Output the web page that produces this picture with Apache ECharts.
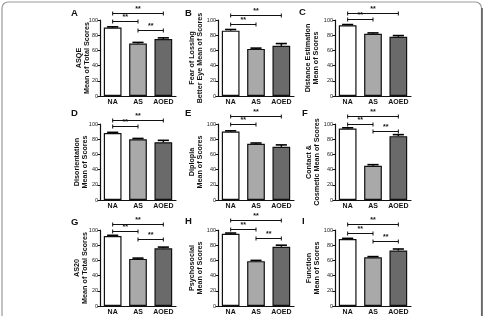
<!DOCTYPE html>
<html><head><meta charset="utf-8">
<script src="https://cdn.jsdelivr.net/npm/echarts@6/dist/echarts.min.js"></script>
<style>html,body{margin:0;padding:0;background:#fff}#c{width:484px;height:316px}</style>
</head><body><div id="c"></div>
<script>
const categories = ['NA', 'AS', 'AOED'];
const yTicks = [0, 20, 40, 60, 80, 100];
const letters = ['A', 'B', 'C', 'D', 'E', 'F', 'G', 'H', 'I'];
const titleLine1 = ['ASQE', 'Fear of Lossing', 'Distance Estimation', 'Disorientation', 'Diplopia', 'Contact &', 'AS20', 'Psychosocial', 'Function'];
const titleLine2 = ['Mean of Total Scores', 'Better Eye Mean of Scores', 'Mean of Scores', 'Mean of Scores', 'Mean of Scores', 'Cosmetic Mean of Scores', 'Mean of Total Scores', 'Mean of Scores', 'Mean of Scores'];

const meansA = [90, 69, 75];  const errA = [1, 1.5, 1.5];
const meansB = [86, 62, 66];  const errB = [1.5, 1, 3];
const meansC = [93, 82, 78];  const errC = [1, 1, 1.5];
const meansD = [88, 80, 76];  const errD = [1, 1, 2.5];
const meansE = [90, 74, 70];  const errE = [1, 1, 2.5];
const meansF = [94, 45, 84];  const errF = [1, 1.5, 2];
const meansG = [92, 62, 76];  const errG = [1, 1, 1.5];
const meansH = [95, 59, 78];  const errH = [1, 1, 2];
const meansI = [88, 64, 73];  const errI = [1, 1, 2];

// significance brackets: [from category, to category, height in score units]
const sigA = [[0, 2, 109], [0, 1, 99], [1, 2, 87]];
const sigB = [[0, 2, 106.5], [0, 1, 94.5]];
const sigC = [[0, 2, 109], [0, 1, 101]];
const sigD = [[0, 2, 105], [0, 1, 97]];
const sigE = [[0, 2, 110.5], [0, 1, 100]];
const sigF = [[0, 2, 111], [0, 1, 100.5], [1, 2, 91]];
const sigG = [[0, 2, 108], [0, 1, 98.7], [1, 2, 88]];
const sigH = [[0, 2, 113], [0, 1, 101], [1, 2, 89.5]];
const sigI = [[0, 2, 108], [0, 1, 96], [1, 2, 85.5]];

const means = [meansA, meansB, meansC, meansD, meansE, meansF, meansG, meansH, meansI];
const errs = [errA, errB, errC, errD, errE, errF, errG, errH, errI];
const sigs = [sigA, sigB, sigC, sigD, sigE, sigF, sigG, sigH, sigI];

const barColors = ['#ffffff', '#a9a9a9', '#6a6a6a'];
const FONT = 'Liberation Sans, Arial, sans-serif';
const colLeft = [100, 218, 335];
const rowTop = [20, 124, 230];
const nameGaps = [9, 13.5, 15, 11, 14, 14, 11, 14, 14];
const letterPos = [[75, 13], [189, 13], [303, 12], [75, 113], [189, 113], [306, 113], [75, 222], [189, 221], [306, 221]];

const grids = [], xAxes = [], yAxes = [], series = [], graphics = [];
for (let p = 0; p < 9; p++) {
  const r = Math.floor(p / 3), c = p % 3;
  grids.push({ left: colLeft[c], top: rowTop[r], width: 76, height: 76 });
  xAxes.push({
    type: 'category', gridIndex: p, data: categories,
    axisLine: { lineStyle: { color: '#111', width: 1.2 } },
    axisTick: { show: false },
    axisLabel: { interval: 0, fontFamily: FONT, fontWeight: 'bold', fontSize: 7, color: '#111', margin: 3 }
  });
  yAxes.push({
    type: 'value', gridIndex: p, min: 0, max: 100, interval: 20,
    splitLine: { show: false },
    axisLine: { show: true, lineStyle: { color: '#111', width: 1.2 } },
    axisTick: { show: true, length: 2.5, lineStyle: { color: '#111' } },
    axisLabel: { fontFamily: FONT, fontSize: 5.5, color: '#222', margin: 2,
      formatter: v => yTicks.includes(v) ? String(v) : '' },
    name: titleLine1[p] + '\n' + titleLine2[p],
    nameLocation: 'middle', nameGap: nameGaps[p], nameRotate: 90, nameMoveOverlap: false,
    nameTextStyle: { fontFamily: FONT, fontWeight: 'bold', fontSize: 7.2, lineHeight: 8, color: '#111' }
  });
  series.push({
    type: 'bar', xAxisIndex: p, yAxisIndex: p, barWidth: '70%', silent: true,
    data: means[p].map((v, i) => ({ value: v, itemStyle: { color: barColors[i], borderColor: '#111', borderWidth: 1.2 } }))
  });
  series.push({
    type: 'custom', xAxisIndex: p, yAxisIndex: p, clip: false, silent: true, z: 5,
    data: means[p].map((v, i) => [i, v, v + errs[p][i]]),
    encode: { x: 0, y: [1, 2] },
    renderItem: (params, api) => {
      const b = api.coord([api.value(0), api.value(1)]);
      const t = api.coord([api.value(0), api.value(2)]);
      const hw = api.size([1, 0])[0] * 0.22;
      return { type: 'group', children: [
        { type: 'line', shape: { x1: b[0], y1: b[1], x2: t[0], y2: t[1] }, style: { stroke: '#000', lineWidth: 1.5 } },
        { type: 'line', shape: { x1: t[0] - hw, y1: t[1], x2: t[0] + hw, y2: t[1] }, style: { stroke: '#000', lineWidth: 1.6 } }
      ] };
    }
  });
  series.push({
    type: 'custom', xAxisIndex: p, yAxisIndex: p, clip: false, silent: true, z: 6,
    data: sigs[p],
    encode: { x: [0, 1], y: 2 },
    renderItem: (params, api) => {
      const a = api.coord([api.value(0), api.value(2)]);
      const b = api.coord([api.value(1), api.value(2)]);
      const y = Math.round(a[1]) + 0.5;
      return { type: 'group', children: [
        { type: 'line', shape: { x1: a[0], y1: y, x2: b[0], y2: y }, style: { stroke: '#111', lineWidth: 1 } },
        { type: 'line', shape: { x1: a[0], y1: y - 2, x2: a[0], y2: y + 2 }, style: { stroke: '#111', lineWidth: 1 } },
        { type: 'line', shape: { x1: b[0], y1: y - 2, x2: b[0], y2: y + 2 }, style: { stroke: '#111', lineWidth: 1 } },
        { type: 'text', x: (a[0] + b[0]) / 2, y: y - 0.5, style: { text: '**', fontFamily: FONT, fontWeight: 'bold', fontSize: 7, fill: '#111', align: 'center', verticalAlign: 'bottom' } }
      ] };
    }
  });
  graphics.push({ type: 'text', left: letterPos[p][0] - 4, top: letterPos[p][1] - 5,
    style: { text: letters[p], fontFamily: FONT, fontWeight: 'bold', fontSize: 9.5, fill: '#111' } });
}
graphics.push({ type: 'rect', shape: { x: 2, y: 2, width: 479.5, height: 330, r: 6 }, style: { fill: 'none', stroke: '#9a9a9a', lineWidth: 1.2 }, silent: true });
graphics.push({ type: 'line', shape: { x1: 482, y1: 8, x2: 482, y2: 316 }, style: { stroke: '#555', lineWidth: 1.5 }, silent: true });

const chart = echarts.init(document.getElementById('c'), null, { renderer: 'canvas' });
chart.setOption({
  animation: false,
  backgroundColor: '#fff',
  grid: grids, xAxis: xAxes, yAxis: yAxes, series: series, graphic: graphics
});
</script>
</body></html>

--

Exercise prompt: All of the lines above should be printed exactly, minus the pictures.

Exercise answer:
Output the web page that produces this picture with Apache ECharts.
<!DOCTYPE html>
<html><head><meta charset="utf-8">
<script src="https://cdn.jsdelivr.net/npm/echarts@6/dist/echarts.min.js"></script>
<style>html,body{margin:0;padding:0;background:#fff}#c{width:484px;height:316px}</style>
</head><body><div id="c"></div>
<script>
const categories = ['NA', 'AS', 'AOED'];
const yTicks = [0, 20, 40, 60, 80, 100];
const letters = ['A', 'B', 'C', 'D', 'E', 'F', 'G', 'H', 'I'];
const titleLine1 = ['ASQE', 'Fear of Lossing', 'Distance Estimation', 'Disorientation', 'Diplopia', 'Contact &', 'AS20', 'Psychosocial', 'Function'];
const titleLine2 = ['Mean of Total Scores', 'Better Eye Mean of Scores', 'Mean of Scores', 'Mean of Scores', 'Mean of Scores', 'Cosmetic Mean of Scores', 'Mean of Total Scores', 'Mean of Scores', 'Mean of Scores'];

const meansA = [90, 69, 75];  const errA = [1, 1.5, 1.5];
const meansB = [86, 62, 66];  const errB = [1.5, 1, 3];
const meansC = [93, 82, 78];  const errC = [1, 1, 1.5];
const meansD = [88, 80, 76];  const errD = [1, 1, 2.5];
const meansE = [90, 74, 70];  const errE = [1, 1, 2.5];
const meansF = [94, 45, 84];  const errF = [1, 1.5, 2];
const meansG = [92, 62, 76];  const errG = [1, 1, 1.5];
const meansH = [95, 59, 78];  const errH = [1, 1, 2];
const meansI = [88, 64, 73];  const errI = [1, 1, 2];

// significance brackets: [from category, to category, height in score units]
const sigA = [[0, 2, 109], [0, 1, 99], [1, 2, 87]];
const sigB = [[0, 2, 106.5], [0, 1, 94.5]];
const sigC = [[0, 2, 109], [0, 1, 101]];
const sigD = [[0, 2, 105], [0, 1, 97]];
const sigE = [[0, 2, 110.5], [0, 1, 100]];
const sigF = [[0, 2, 111], [0, 1, 100.5], [1, 2, 91]];
const sigG = [[0, 2, 108], [0, 1, 98.7], [1, 2, 88]];
const sigH = [[0, 2, 113], [0, 1, 101], [1, 2, 89.5]];
const sigI = [[0, 2, 108], [0, 1, 96], [1, 2, 85.5]];

const means = [meansA, meansB, meansC, meansD, meansE, meansF, meansG, meansH, meansI];
const errs = [errA, errB, errC, errD, errE, errF, errG, errH, errI];
const sigs = [sigA, sigB, sigC, sigD, sigE, sigF, sigG, sigH, sigI];

const barColors = ['#ffffff', '#a9a9a9', '#6a6a6a'];
const FONT = 'Liberation Sans, Arial, sans-serif';
const colLeft = [100, 218, 335];
const rowTop = [20, 124, 230];
const nameGaps = [9, 13.5, 15, 11, 14, 14, 11, 14, 14];
const letterPos = [[75, 13], [189, 13], [303, 12], [75, 113], [189, 113], [306, 113], [75, 222], [189, 221], [306, 221]];

const grids = [], xAxes = [], yAxes = [], series = [], graphics = [];
for (let p = 0; p < 9; p++) {
  const r = Math.floor(p / 3), c = p % 3;
  grids.push({ left: colLeft[c], top: rowTop[r], width: 76, height: 76 });
  xAxes.push({
    type: 'category', gridIndex: p, data: categories,
    axisLine: { lineStyle: { color: '#111', width: 1.2 } },
    axisTick: { show: false },
    axisLabel: { interval: 0, fontFamily: FONT, fontWeight: 'bold', fontSize: 7, color: '#111', margin: 3 }
  });
  yAxes.push({
    type: 'value', gridIndex: p, min: 0, max: 100, interval: 20,
    splitLine: { show: false },
    axisLine: { show: true, lineStyle: { color: '#111', width: 1.2 } },
    axisTick: { show: true, length: 2.5, lineStyle: { color: '#111' } },
    axisLabel: { fontFamily: FONT, fontSize: 5.5, color: '#222', margin: 2,
      formatter: v => yTicks.includes(v) ? String(v) : '' },
    name: titleLine1[p] + '\n' + titleLine2[p],
    nameLocation: 'middle', nameGap: nameGaps[p], nameRotate: 90, nameMoveOverlap: false,
    nameTextStyle: { fontFamily: FONT, fontWeight: 'bold', fontSize: 7.2, lineHeight: 8, color: '#111' }
  });
  series.push({
    type: 'bar', xAxisIndex: p, yAxisIndex: p, barWidth: '70%', silent: true,
    data: means[p].map((v, i) => ({ value: v, itemStyle: { color: barColors[i], borderColor: '#111', borderWidth: 1.2 } }))
  });
  series.push({
    type: 'custom', xAxisIndex: p, yAxisIndex: p, clip: false, silent: true, z: 5,
    data: means[p].map((v, i) => [i, v, v + errs[p][i]]),
    encode: { x: 0, y: [1, 2] },
    renderItem: (params, api) => {
      const b = api.coord([api.value(0), api.value(1)]);
      const t = api.coord([api.value(0), api.value(2)]);
      const hw = api.size([1, 0])[0] * 0.22;
      return { type: 'group', children: [
        { type: 'line', shape: { x1: b[0], y1: b[1], x2: t[0], y2: t[1] }, style: { stroke: '#000', lineWidth: 1.5 } },
        { type: 'line', shape: { x1: t[0] - hw, y1: t[1], x2: t[0] + hw, y2: t[1] }, style: { stroke: '#000', lineWidth: 1.6 } }
      ] };
    }
  });
  series.push({
    type: 'custom', xAxisIndex: p, yAxisIndex: p, clip: false, silent: true, z: 6,
    data: sigs[p],
    encode: { x: [0, 1], y: 2 },
    renderItem: (params, api) => {
      const a = api.coord([api.value(0), api.value(2)]);
      const b = api.coord([api.value(1), api.value(2)]);
      const y = Math.round(a[1]) + 0.5;
      return { type: 'group', children: [
        { type: 'line', shape: { x1: a[0], y1: y, x2: b[0], y2: y }, style: { stroke: '#111', lineWidth: 1 } },
        { type: 'line', shape: { x1: a[0], y1: y - 2, x2: a[0], y2: y + 2 }, style: { stroke: '#111', lineWidth: 1 } },
        { type: 'line', shape: { x1: b[0], y1: y - 2, x2: b[0], y2: y + 2 }, style: { stroke: '#111', lineWidth: 1 } },
        { type: 'text', x: (a[0] + b[0]) / 2, y: y - 0.5, style: { text: '**', fontFamily: FONT, fontWeight: 'bold', fontSize: 7, fill: '#111', align: 'center', verticalAlign: 'bottom' } }
      ] };
    }
  });
  graphics.push({ type: 'text', left: letterPos[p][0] - 4, top: letterPos[p][1] - 5,
    style: { text: letters[p], fontFamily: FONT, fontWeight: 'bold', fontSize: 9.5, fill: '#111' } });
}
graphics.push({ type: 'rect', shape: { x: 2, y: 2, width: 479.5, height: 330, r: 6 }, style: { fill: 'none', stroke: '#9a9a9a', lineWidth: 1.2 }, silent: true });
graphics.push({ type: 'line', shape: { x1: 482, y1: 8, x2: 482, y2: 316 }, style: { stroke: '#555', lineWidth: 1.5 }, silent: true });

const chart = echarts.init(document.getElementById('c'), null, { renderer: 'canvas' });
chart.setOption({
  animation: false,
  backgroundColor: '#fff',
  grid: grids, xAxis: xAxes, yAxis: yAxes, series: series, graphic: graphics
});
</script>
</body></html>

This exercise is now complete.